Canadian retail sales rose one per cent in June, the fifth gain in the last six months, and a boost economists say proves the recession is over.
Statistics Canada said Monday that retail sales hit $34.4 billion in June, higher than expected. Adjusted for inflation, retail sales were up 0.4 per cent compared with May.
Gasoline was the biggest driver, with sales at the pump rising 4.7 per cent in June compared with May, due largely to higher prices. Auto sales were up 2.1 per cent.
StatsCan said overall retail volume was up 0.4 per cent from May, with sales rising in six of eight sectors.
It’s the second-straight month of gains, with May’s retail sales rising by 1.1 per cent from April, when sales fell by 0.7 per cent.
“Gains in retail sales add further weight to growing evidence that Canada’s recession ended in June,” said CIBC World Markets economist Krishen Rangasamy.

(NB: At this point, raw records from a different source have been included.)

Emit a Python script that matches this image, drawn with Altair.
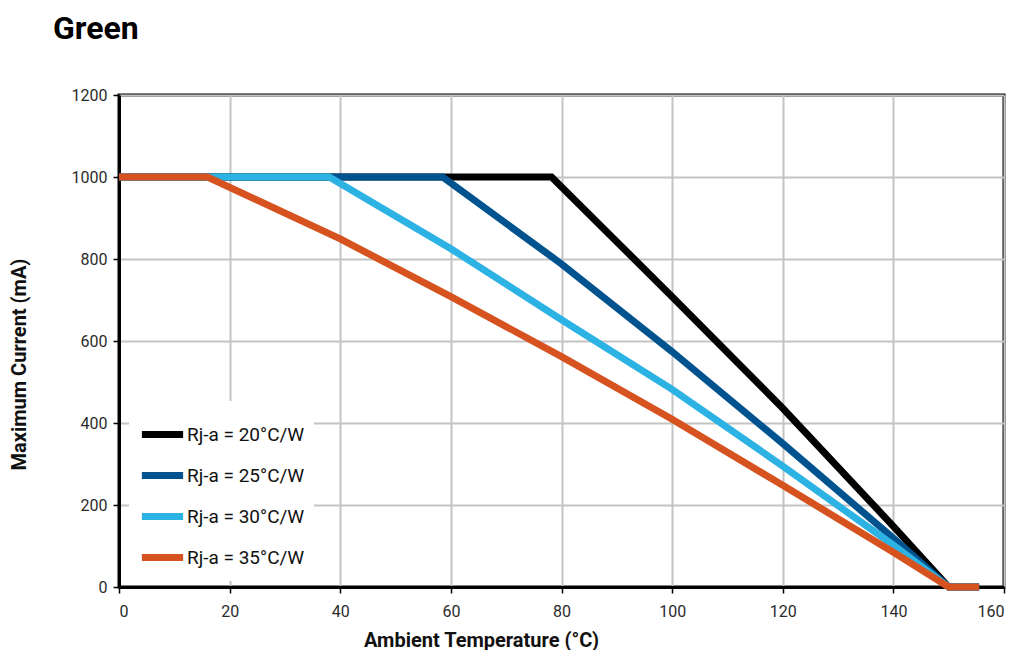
import altair as alt
import pandas as pd

# Data (Ambient temperature °C, maximum current mA)
series_names = ["Rj-a = 20°C/W", "Rj-a = 25°C/W", "Rj-a = 30°C/W", "Rj-a = 35°C/W"]
series_colors = ["#000000", "#00538f", "#2db2e4", "#d6521f"]

temp_20 = [0, 78.2, 100, 120, 140, 150, 155.5]
curr_20 = [1000, 1000, 708, 436, 148, 0, 0]

temp_25 = [0, 58.5, 80, 100, 120, 140, 150, 155.5]
curr_25 = [1000, 1000, 788, 574, 350, 119, 0, 0]

temp_30 = [0, 38.0, 60, 80, 100, 120, 140, 150, 155.5]
curr_30 = [1000, 1000, 825, 652, 482, 295, 102, 0, 0]

temp_35 = [0, 16.0, 40, 60, 80, 100, 120, 140, 150, 155.5]
curr_35 = [1000, 1000, 849, 708, 562, 409, 248, 85, 0, 0]

x_ticks = [0, 20, 40, 60, 80, 100, 120, 140, 160]
y_ticks = [0, 200, 400, 600, 800, 1000, 1200]

rows = []
for name, ts, cs in zip(series_names, [temp_20, temp_25, temp_30, temp_35],
                        [curr_20, curr_25, curr_30, curr_35]):
    for i, (t, c) in enumerate(zip(ts, cs)):
        rows.append({"series": name, "temp": t, "current": c, "idx": i})
df = pd.DataFrame(rows)

color_scale = alt.Scale(domain=series_names, range=series_colors)

x_enc = alt.X(
    "temp:Q",
    scale=alt.Scale(domain=[0, 160], nice=False, zero=False),
    axis=alt.Axis(
        values=x_ticks, title="Ambient Temperature (°C)", labelPadding=10,
        titleX=362, titleY=59, titleBaseline="alphabetic", titleAlign="center",
    ),
)
y_enc = alt.Y(
    "current:Q",
    scale=alt.Scale(domain=[0, 1200], nice=False),
    axis=alt.Axis(
        values=y_ticks, format="d", title="Maximum Current (mA)", labelPadding=6,
        titleX=-100, titleY=269, titleBaseline="middle", titleAlign="center", titleAngle=-90,
    ),
)

legend = alt.Legend(
    title=None, orient="none", legendX=10, legendY=306,
    fillColor="white", padding=9,
    symbolType="stroke", symbolSize=1700, symbolStrokeWidth=7,
    labelFont="Roboto", labelFontSize=19, labelColor="#111111",
    labelOffset=0, rowPadding=2, symbolOffset=0,
)

layers = []
for name in series_names:
    layer = (
        alt.Chart(df)
        .transform_filter(alt.datum.series == name)
        .mark_line(strokeWidth=7, strokeCap="butt", strokeJoin="miter", clip=False)
        .encode(
            x=x_enc,
            y=y_enc,
            order=alt.Order("idx:Q"),
            color=alt.Color("series:N", scale=color_scale, legend=legend),
        )
    )
    layers.append(layer)

chart = (
    alt.layer(*layers)
    .properties(
        width=885, height=492,
        padding={"left": 111, "top": 87, "right": 4, "bottom": 63},
        autosize=alt.AutoSizeParams(type="none"),
        title=alt.TitleParams(
            "Green", anchor="start", frame="group", dx=-66, offset=41,
            font="Roboto", fontSize=32, fontWeight="bold", color="#000000",
        ),
    )
    .configure_view(stroke="#000000", strokeWidth=3)
    .configure_axis(
        domainColor="#000000", domainWidth=3,
        gridColor="#c4c4c4", gridWidth=2,
        tickColor="#000000", tickWidth=1.5, tickSize=6,
        labelFont="Roboto", labelFontSize=16, labelColor="#2b2b2b",
        titleFont="Roboto", titleFontSize=20, titleFontWeight="bold", titleColor="#111111",
    )
)

chart.save("out.html", embed_options={"renderer": "svg", "actions": False})
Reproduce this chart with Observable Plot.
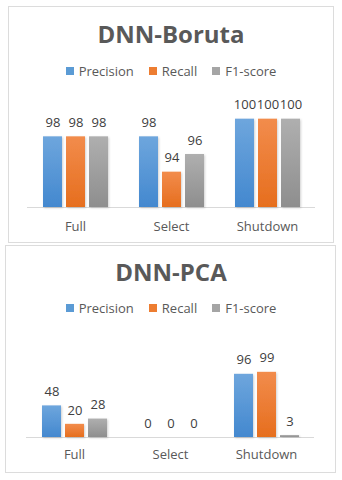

“Gains in retailing were broad-based, with June’s one per cent advance buoyed not only by prices but more importantly by volumes.”
Rangasamy noted all provinces saw retail gains in June, with the exception of New Brunswick, where sales fell 0.2 per cent.
Manitoba and Saskatchewan saw the strongest sales growth at 2.8 and 2.3 per cent respectively.
Ontario sales grew by a mere 0.1 per cent compared with May, beat only slightly by Prince Edward Island which saw sales up 0.2 per cent, while British Columbia was up 0.7 per cent.
Sales in Nova Scotia and Newfoundland were up 1.8 per cent and one per cent respectively. Quebec’s sales rose 1.8 per cent and Alberta’s 1.3 per cent.